In the 1970s and 1980s, malpractice and E&O losses exploded. Carriers responded by shifting many of these lines to claims-made forms. The claims-made structure lets insurers control how far back they will cover past acts, and it reduces the open-ended liability that occurrence forms create. That stability keeps coverage available and keeps pricing grounded in measurable risk.
Retroactive Dates
Once a claims-made policy is issued, the insurer sets a retroactive date. This date marks the earliest point in time from which wrongful acts will be covered. As long as you maintain continuous coverage, that retroactive date usually stays unchanged. Lose continuity and the retroactive date may reset, wiping out coverage for earlier work.
Nose Coverage
Nose coverage, sometimes called prior acts coverage, protects your past work when you switch insurers. Let’s say you’ve had a claims-made policy for years, then you change carriers. Without nose coverage, you risk losing protection for acts that occurred before the new policy’s start date.
A new insurer may agree to cover past acts by adopting your previous retroactive date.
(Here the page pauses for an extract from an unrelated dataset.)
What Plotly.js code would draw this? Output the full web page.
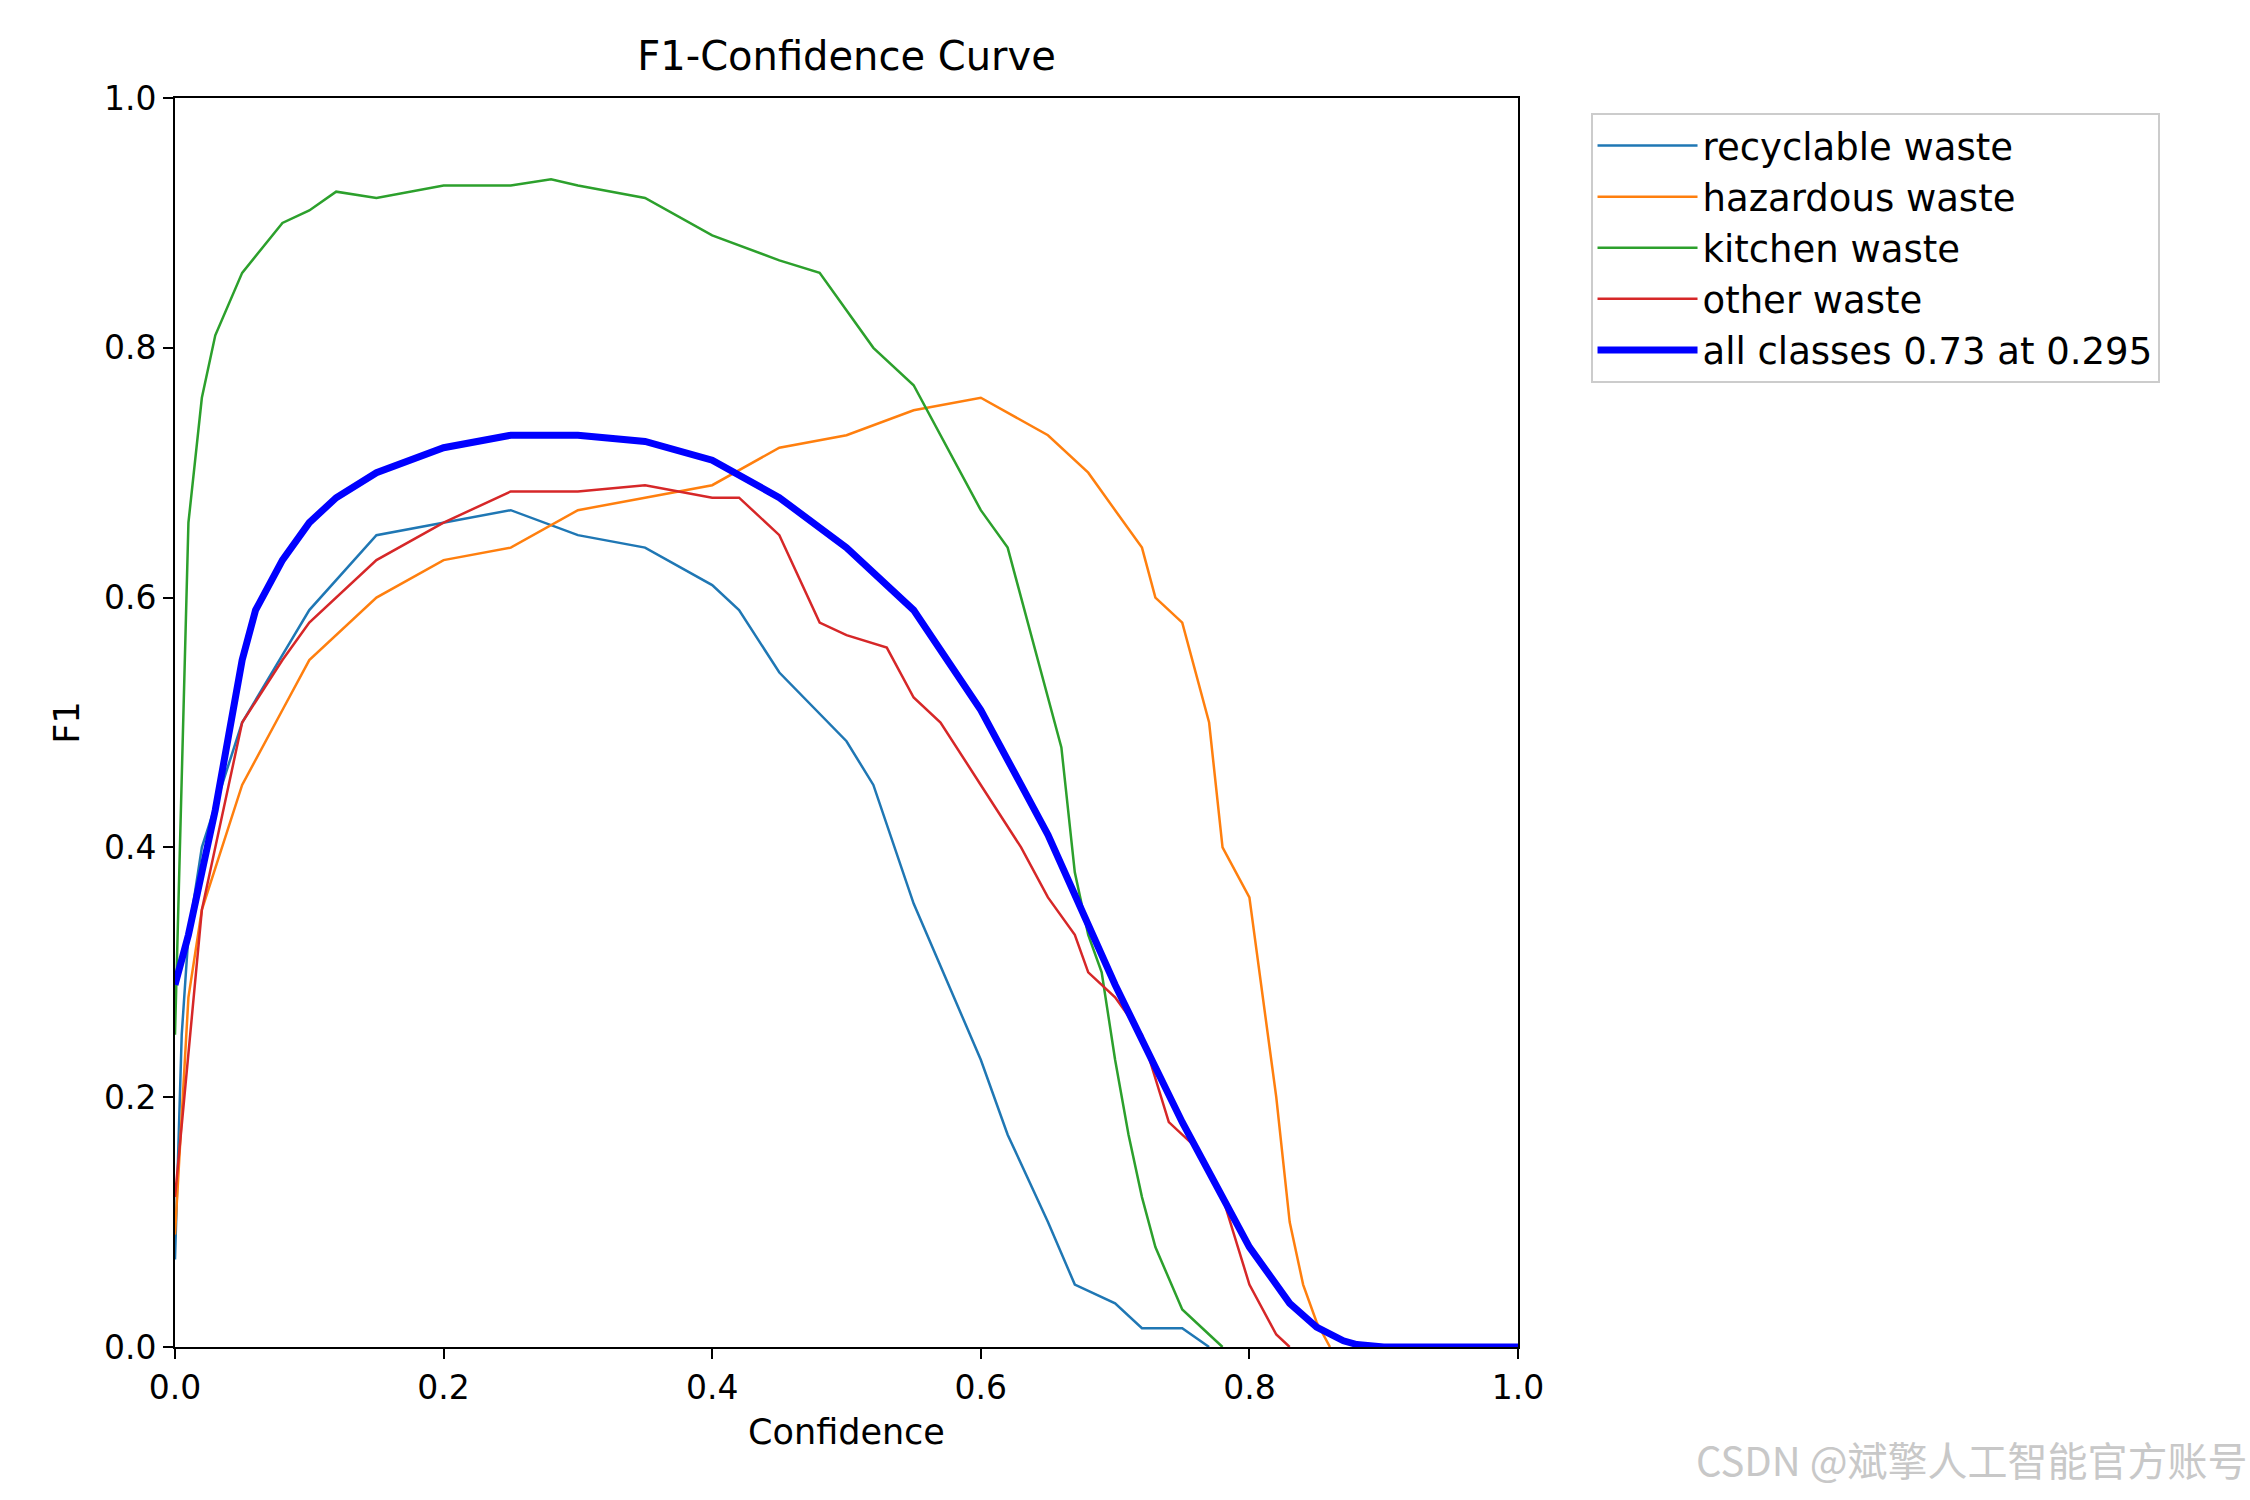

This avoids a gap in protection and is often the cleaner option when switching carriers.
Tail Coverage
Tail coverage, formally known as an extended reporting period endorsement, lets you report claims after a claims-made policy ends. It does not cover new acts. It only extends the time you can report claims arising from acts that took place before the policy expired, back to the policy’s retroactive date.
Tail coverage is critical when you retire, sell a business, dissolve an entity, or otherwise stop carrying the policy. Without a tail, any claim reported after cancellation goes uncovered even if the underlying act happened while the policy was active.
Tails can be costly. Insurers charge significant premiums because they can no longer collect annual payments while continuing to accept claim exposure.
Choosing the Right Structure
Occurrence coverage is straightforward and stable, but generally limited to lines with shorter claim development periods. Claims-made coverage fits professional and long-tail exposures where allegations often surface years after the work is done.
The key is understanding the trigger, protecting your retroactive date, and managing transitions correctly. Tail and nose coverage aren’t optional details. They are essential tools for maintaining seamless protection over the life of your business.